Titanium parts for marine and coastal infrastructure require protection from aggressive environment that lead to increased wear, corrosion and icing. To address these important issues, graphite-based coatings reinforced with titanium carbide and containing PTFE have been developed. Composite coatings were obtained by vacuum electrospark deposition using either a pure graphite (G) electrode or a porous graphite electrode impregnated with PTFE powder using both cathodic and anodic polarity. At cathodic polarity, the upper coating layer consists of mixtures of G + TiC (G electrode) and G + TiC + CF2 (G / PTFE electrode) phases. When changing polarity, coatings are obtained based on mixtures of Ti + TiC (G electrode) and Ti + TiF3 + −CF − (G + PTFE electrode) phases with a small amount of amorphous carbon on the surface.
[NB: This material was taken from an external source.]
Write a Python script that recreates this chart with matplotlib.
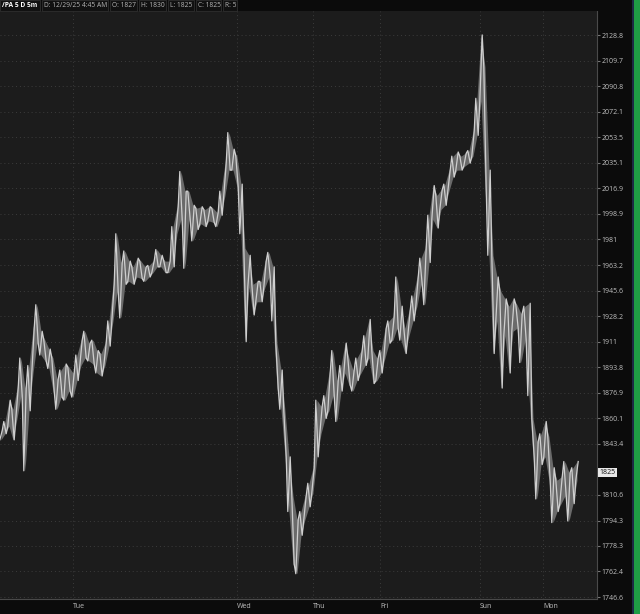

The as-deposited coatings were tested under conditions of simultaneous wear and corrosion in artificial seawater. The combination of G and TiC resulted in a hydrophobic (water contact angle (WCA) of 99°) corrosion-resistant (open circle potential (OCP) of 0.2 V versus −0.8 V for Ti) coating with a low coefficient of friction (0.1) and relatively low wear (2 × 10−5 mm3/Nm). The addition of PTFE increases hydrophobicity (WCA = 130°), significantly increases the freezing time of a water drop from 23 to 65 s, and reduces the ice adhesion strength from 0.52 to 0.38 MPa while maintaining tribocorrosion characteristics. The results obtained are important for the further development of wear-, corrosion-resistant, and anti-ice protective coatings.